* Exercise brief: Retype, with no alterations, every line between the one containing "Rebuild this chart" and the one containing "const years = d3.range(1, 33);", counting both of those lines too. Pictures are to be left out.

======== Extracted records

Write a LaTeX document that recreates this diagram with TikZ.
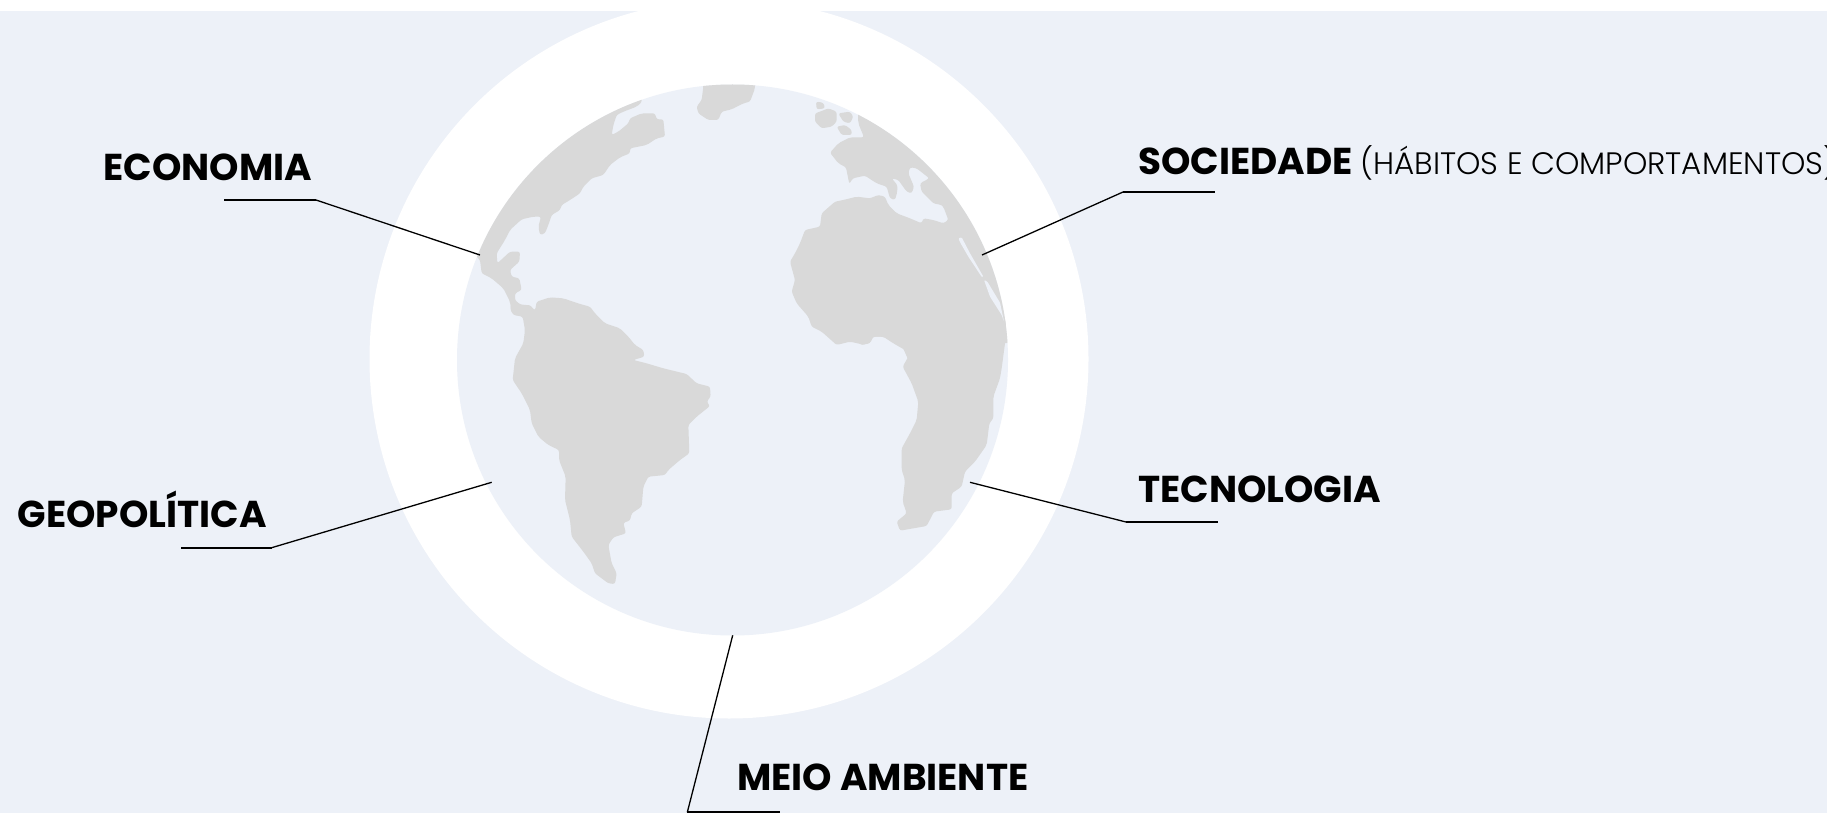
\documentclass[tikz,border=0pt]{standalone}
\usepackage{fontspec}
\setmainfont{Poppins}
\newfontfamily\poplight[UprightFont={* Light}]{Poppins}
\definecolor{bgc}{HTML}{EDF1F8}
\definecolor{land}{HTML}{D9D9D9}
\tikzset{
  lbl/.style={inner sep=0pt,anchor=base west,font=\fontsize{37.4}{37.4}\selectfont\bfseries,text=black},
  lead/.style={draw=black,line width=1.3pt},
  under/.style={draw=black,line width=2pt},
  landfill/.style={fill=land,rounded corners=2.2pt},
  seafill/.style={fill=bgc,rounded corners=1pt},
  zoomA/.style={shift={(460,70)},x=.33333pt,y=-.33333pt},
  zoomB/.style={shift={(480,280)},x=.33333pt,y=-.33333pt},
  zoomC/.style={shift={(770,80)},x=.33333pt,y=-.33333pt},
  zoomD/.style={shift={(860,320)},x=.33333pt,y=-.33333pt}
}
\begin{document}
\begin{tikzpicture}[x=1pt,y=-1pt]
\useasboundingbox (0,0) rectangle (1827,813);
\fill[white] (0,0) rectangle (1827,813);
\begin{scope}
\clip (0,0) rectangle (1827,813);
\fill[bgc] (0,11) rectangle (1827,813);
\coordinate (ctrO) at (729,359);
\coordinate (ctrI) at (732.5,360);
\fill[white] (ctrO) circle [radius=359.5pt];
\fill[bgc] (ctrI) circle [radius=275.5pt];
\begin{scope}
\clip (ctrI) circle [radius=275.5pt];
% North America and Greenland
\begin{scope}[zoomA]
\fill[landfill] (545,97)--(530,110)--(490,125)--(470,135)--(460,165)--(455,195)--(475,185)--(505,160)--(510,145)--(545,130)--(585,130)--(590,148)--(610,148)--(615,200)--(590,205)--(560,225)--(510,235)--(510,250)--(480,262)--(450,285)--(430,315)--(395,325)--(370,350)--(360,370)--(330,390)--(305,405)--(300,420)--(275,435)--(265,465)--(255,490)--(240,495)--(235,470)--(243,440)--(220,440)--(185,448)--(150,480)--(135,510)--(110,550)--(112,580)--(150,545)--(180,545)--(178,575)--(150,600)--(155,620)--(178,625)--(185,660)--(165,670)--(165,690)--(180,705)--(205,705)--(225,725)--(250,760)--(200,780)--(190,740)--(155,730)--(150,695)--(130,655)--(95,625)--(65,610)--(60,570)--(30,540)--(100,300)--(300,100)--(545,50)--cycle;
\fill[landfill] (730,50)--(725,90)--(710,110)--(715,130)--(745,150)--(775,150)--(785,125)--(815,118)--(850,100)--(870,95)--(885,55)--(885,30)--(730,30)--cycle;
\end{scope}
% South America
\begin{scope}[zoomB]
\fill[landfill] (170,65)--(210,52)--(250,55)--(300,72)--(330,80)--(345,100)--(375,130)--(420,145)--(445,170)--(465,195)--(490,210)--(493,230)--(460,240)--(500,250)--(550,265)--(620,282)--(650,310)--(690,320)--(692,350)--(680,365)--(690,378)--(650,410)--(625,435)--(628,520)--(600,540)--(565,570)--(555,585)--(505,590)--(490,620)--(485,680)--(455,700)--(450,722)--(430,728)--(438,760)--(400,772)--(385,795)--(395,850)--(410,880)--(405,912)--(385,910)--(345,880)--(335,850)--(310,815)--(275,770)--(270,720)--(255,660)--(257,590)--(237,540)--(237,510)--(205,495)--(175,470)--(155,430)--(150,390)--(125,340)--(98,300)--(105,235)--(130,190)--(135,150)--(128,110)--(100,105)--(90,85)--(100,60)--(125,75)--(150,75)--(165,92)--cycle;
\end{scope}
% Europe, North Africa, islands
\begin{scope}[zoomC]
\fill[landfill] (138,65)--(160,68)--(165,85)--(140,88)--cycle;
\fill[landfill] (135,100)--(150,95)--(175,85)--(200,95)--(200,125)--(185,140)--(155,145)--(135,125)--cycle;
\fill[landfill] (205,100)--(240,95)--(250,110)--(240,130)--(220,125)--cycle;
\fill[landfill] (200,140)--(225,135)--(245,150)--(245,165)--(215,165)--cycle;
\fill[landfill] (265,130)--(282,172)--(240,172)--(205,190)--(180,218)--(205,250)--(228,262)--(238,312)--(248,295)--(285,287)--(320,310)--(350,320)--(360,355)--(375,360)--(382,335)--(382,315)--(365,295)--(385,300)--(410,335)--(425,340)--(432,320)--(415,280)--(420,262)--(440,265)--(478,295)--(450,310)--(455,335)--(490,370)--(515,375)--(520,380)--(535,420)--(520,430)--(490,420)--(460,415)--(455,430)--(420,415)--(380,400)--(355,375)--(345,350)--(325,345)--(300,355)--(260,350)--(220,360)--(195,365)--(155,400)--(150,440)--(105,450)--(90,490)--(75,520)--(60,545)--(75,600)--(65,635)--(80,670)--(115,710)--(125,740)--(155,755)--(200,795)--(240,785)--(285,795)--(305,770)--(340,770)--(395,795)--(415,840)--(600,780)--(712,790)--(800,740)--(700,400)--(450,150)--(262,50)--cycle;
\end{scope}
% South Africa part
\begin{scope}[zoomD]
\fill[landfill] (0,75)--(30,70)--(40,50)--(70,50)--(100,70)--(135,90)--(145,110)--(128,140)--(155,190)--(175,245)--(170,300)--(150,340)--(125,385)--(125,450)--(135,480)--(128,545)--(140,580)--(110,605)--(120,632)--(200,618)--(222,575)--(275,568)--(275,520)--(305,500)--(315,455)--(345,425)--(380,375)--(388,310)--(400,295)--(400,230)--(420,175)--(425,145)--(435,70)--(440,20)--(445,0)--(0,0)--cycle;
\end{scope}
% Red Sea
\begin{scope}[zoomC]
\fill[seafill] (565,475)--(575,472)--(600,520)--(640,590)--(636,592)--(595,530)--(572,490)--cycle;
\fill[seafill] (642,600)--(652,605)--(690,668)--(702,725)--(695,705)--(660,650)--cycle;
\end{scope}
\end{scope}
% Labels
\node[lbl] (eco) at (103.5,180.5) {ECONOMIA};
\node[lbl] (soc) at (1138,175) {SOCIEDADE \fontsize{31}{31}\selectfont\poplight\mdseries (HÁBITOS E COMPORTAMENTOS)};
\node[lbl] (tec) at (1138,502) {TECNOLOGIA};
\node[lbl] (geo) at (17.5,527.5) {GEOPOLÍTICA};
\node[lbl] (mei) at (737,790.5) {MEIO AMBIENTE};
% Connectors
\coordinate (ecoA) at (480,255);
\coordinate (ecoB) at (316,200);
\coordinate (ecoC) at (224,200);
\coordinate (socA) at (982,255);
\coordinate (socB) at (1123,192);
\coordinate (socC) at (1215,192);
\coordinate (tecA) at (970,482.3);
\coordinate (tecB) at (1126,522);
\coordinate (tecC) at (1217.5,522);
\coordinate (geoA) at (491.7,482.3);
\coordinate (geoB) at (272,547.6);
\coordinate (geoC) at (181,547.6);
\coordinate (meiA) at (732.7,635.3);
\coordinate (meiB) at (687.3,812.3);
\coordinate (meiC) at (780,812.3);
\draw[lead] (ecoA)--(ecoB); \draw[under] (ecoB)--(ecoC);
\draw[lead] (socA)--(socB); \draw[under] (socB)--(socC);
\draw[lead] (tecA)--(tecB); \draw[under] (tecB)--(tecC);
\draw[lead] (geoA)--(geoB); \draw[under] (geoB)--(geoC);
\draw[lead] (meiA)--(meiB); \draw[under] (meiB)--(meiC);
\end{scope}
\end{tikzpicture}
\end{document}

================
======== Extracted records

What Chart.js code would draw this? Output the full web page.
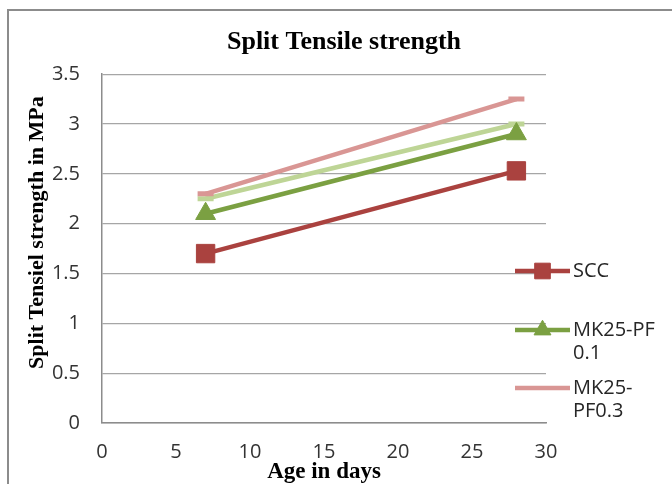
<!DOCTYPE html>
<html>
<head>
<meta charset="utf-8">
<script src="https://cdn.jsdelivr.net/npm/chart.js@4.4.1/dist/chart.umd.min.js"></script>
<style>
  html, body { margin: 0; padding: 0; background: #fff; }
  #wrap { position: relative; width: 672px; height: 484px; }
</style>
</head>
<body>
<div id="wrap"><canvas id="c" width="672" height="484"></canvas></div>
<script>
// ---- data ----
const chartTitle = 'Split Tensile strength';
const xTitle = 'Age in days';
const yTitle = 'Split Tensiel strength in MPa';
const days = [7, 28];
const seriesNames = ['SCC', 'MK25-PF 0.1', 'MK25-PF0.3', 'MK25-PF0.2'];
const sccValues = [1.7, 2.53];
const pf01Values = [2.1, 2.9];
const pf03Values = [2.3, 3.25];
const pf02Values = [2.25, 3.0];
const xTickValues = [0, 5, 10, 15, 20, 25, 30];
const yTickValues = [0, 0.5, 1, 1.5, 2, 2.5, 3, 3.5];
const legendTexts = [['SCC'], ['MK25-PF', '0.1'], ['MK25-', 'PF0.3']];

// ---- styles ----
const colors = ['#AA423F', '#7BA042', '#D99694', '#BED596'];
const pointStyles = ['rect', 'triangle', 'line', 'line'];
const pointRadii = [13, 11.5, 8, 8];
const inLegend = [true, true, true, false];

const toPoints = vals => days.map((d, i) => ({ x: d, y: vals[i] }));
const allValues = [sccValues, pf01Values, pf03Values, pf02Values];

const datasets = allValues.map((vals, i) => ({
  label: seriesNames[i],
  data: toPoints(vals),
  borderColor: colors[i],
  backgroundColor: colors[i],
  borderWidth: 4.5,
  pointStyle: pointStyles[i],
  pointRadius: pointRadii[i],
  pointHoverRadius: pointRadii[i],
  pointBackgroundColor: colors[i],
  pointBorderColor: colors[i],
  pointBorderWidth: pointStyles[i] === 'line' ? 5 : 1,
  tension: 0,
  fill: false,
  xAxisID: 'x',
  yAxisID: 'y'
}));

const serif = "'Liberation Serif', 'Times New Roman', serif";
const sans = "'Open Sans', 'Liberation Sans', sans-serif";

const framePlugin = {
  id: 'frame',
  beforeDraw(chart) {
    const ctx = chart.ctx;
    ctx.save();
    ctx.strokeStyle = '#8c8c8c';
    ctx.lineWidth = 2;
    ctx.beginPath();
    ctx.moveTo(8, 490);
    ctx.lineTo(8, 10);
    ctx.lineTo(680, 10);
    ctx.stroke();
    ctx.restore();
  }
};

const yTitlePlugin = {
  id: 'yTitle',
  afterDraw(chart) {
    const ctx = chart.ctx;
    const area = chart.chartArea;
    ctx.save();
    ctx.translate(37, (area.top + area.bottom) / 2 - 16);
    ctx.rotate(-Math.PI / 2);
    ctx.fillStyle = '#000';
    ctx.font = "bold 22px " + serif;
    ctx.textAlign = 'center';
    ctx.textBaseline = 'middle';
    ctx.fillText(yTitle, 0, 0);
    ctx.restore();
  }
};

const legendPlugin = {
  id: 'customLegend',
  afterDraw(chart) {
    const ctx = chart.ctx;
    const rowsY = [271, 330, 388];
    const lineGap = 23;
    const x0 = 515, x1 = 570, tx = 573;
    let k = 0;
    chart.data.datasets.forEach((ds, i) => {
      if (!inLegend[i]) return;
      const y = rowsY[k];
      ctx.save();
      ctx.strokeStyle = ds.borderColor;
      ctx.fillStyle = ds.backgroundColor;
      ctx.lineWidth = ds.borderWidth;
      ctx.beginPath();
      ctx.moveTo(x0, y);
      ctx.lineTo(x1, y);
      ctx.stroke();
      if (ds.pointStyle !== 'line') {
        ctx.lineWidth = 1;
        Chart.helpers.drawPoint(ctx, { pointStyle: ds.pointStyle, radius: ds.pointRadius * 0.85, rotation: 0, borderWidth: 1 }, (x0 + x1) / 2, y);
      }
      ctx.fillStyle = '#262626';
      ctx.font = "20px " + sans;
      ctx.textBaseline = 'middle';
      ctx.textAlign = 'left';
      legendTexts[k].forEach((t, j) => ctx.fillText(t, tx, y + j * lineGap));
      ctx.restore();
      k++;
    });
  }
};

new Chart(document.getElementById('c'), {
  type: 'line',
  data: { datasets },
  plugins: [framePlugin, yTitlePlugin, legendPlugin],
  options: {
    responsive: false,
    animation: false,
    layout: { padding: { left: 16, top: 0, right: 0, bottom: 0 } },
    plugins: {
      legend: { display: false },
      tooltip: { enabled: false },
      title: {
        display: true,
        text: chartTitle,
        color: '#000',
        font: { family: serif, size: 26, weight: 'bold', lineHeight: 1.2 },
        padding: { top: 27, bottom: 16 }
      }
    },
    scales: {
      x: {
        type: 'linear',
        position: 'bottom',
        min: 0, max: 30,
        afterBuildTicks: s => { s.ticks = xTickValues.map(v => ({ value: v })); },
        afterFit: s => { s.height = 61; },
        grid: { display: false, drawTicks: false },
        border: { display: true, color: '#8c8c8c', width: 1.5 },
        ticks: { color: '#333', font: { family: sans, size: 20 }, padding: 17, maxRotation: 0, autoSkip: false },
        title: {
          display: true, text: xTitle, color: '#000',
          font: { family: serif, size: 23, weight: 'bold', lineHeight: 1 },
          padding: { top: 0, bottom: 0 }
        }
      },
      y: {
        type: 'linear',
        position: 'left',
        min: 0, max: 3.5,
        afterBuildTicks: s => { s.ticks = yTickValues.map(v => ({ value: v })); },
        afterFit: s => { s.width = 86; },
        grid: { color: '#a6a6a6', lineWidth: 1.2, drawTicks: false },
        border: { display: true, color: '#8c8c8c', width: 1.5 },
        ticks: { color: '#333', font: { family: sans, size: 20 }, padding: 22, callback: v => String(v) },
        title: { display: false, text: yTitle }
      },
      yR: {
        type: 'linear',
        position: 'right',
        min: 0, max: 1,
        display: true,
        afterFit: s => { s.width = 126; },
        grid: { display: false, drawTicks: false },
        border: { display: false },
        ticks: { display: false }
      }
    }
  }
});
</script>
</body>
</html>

================
======== Extracted records

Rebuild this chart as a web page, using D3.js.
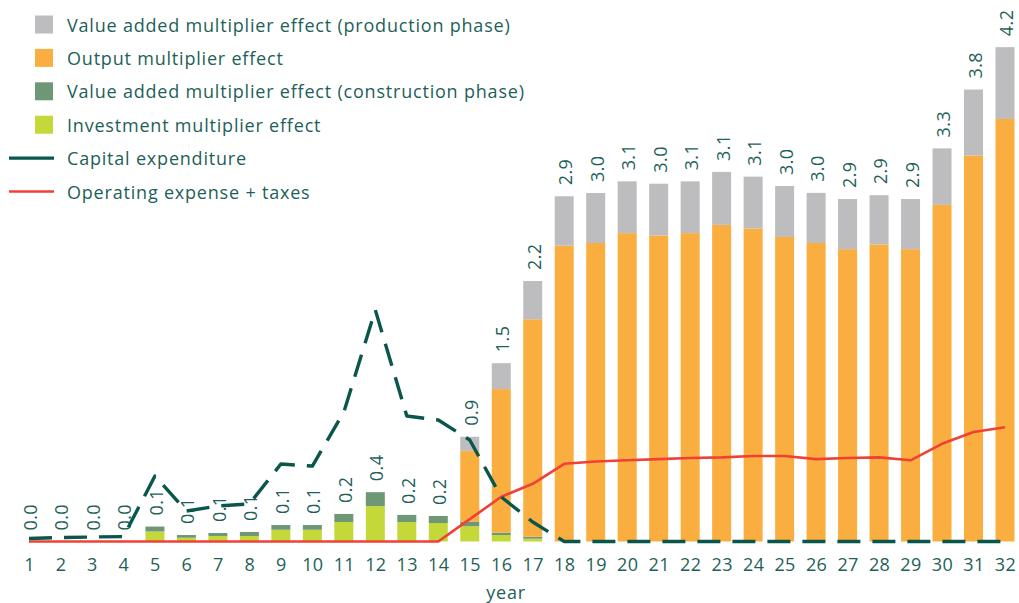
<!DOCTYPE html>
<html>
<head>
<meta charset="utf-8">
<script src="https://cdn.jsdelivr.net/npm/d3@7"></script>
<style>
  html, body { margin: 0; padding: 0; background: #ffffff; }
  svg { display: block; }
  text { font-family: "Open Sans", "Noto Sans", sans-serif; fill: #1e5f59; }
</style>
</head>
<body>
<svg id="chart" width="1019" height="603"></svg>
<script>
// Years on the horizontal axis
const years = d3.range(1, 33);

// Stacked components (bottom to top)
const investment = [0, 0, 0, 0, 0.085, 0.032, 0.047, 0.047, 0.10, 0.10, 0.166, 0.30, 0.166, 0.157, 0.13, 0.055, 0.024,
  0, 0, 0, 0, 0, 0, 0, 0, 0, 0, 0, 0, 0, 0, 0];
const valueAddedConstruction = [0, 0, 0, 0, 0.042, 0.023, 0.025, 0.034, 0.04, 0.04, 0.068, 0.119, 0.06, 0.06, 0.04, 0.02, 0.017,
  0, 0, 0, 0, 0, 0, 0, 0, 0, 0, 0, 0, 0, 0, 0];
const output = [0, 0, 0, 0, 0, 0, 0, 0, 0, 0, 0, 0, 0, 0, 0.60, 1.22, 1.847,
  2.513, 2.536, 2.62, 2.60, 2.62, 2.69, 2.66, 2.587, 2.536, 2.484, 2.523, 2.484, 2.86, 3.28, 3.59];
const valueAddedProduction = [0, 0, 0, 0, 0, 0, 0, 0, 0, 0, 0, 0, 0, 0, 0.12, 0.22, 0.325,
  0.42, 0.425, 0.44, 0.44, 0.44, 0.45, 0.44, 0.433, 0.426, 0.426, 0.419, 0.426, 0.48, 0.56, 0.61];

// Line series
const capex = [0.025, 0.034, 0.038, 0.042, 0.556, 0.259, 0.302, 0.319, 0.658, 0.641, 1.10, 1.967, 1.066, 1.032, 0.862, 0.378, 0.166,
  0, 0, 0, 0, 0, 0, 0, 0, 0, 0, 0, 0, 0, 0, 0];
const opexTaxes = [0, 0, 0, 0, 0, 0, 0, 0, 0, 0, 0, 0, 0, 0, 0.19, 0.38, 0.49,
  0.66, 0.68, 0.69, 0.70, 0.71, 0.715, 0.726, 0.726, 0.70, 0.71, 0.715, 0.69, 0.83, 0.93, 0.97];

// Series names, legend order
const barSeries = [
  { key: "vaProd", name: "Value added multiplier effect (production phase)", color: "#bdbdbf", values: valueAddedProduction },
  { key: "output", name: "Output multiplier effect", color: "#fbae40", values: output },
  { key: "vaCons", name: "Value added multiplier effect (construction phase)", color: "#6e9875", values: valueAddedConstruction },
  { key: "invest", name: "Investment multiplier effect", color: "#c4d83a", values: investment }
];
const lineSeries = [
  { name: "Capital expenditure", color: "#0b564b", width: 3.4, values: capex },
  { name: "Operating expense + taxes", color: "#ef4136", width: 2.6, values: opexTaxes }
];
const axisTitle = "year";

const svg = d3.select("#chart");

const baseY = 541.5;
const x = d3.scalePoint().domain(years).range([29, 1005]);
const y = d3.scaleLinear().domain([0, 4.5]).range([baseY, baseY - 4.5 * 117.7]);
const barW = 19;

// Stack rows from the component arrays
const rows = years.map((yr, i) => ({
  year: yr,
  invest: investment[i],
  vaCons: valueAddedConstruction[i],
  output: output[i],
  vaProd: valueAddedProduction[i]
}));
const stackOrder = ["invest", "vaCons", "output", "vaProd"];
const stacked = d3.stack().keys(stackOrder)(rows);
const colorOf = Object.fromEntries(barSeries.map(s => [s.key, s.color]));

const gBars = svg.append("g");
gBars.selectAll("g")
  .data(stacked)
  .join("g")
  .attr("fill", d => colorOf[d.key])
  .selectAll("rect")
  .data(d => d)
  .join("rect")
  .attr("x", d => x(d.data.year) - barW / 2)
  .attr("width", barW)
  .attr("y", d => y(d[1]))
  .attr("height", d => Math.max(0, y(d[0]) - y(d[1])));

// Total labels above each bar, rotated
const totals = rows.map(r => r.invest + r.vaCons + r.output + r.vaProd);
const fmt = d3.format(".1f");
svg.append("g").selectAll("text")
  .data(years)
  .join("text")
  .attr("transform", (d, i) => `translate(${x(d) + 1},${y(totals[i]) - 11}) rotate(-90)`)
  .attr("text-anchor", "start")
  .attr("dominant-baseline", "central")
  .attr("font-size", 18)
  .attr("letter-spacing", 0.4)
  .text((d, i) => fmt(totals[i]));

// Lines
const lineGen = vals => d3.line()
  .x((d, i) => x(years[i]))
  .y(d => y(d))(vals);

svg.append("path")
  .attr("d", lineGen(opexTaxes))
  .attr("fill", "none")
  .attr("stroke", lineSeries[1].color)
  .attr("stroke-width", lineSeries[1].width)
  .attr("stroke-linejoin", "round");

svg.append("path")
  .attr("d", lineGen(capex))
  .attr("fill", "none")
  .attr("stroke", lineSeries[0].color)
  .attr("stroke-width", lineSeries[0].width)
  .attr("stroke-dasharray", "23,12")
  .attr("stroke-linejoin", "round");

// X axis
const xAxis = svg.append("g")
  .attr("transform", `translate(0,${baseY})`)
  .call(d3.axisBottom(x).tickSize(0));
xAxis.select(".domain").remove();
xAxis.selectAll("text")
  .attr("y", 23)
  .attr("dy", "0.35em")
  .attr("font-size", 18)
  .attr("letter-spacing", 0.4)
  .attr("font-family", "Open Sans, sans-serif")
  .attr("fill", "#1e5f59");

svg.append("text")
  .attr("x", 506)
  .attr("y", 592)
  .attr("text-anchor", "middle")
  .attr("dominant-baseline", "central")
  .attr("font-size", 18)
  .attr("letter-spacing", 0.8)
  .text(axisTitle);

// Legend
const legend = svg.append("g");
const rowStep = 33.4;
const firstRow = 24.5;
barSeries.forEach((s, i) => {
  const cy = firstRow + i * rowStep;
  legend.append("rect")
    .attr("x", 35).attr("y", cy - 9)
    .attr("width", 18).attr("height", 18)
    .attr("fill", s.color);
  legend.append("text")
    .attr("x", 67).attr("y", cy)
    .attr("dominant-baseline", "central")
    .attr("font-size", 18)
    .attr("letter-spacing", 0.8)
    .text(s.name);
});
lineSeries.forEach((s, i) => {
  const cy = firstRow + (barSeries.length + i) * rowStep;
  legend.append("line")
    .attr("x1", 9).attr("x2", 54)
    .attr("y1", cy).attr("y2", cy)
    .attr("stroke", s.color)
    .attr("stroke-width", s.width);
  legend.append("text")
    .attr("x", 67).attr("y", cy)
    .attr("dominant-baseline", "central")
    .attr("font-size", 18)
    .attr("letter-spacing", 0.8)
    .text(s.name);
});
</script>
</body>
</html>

================

* Expected answer:
Rebuild this chart as a web page, using D3.js.
<!DOCTYPE html>
<html>
<head>
<meta charset="utf-8">
<script src="https://cdn.jsdelivr.net/npm/d3@7"></script>
<style>
  html, body { margin: 0; padding: 0; background: #ffffff; }
  svg { display: block; }
  text { font-family: "Open Sans", "Noto Sans", sans-serif; fill: #1e5f59; }
</style>
</head>
<body>
<svg id="chart" width="1019" height="603"></svg>
<script>
// Years on the horizontal axis
const years = d3.range(1, 33);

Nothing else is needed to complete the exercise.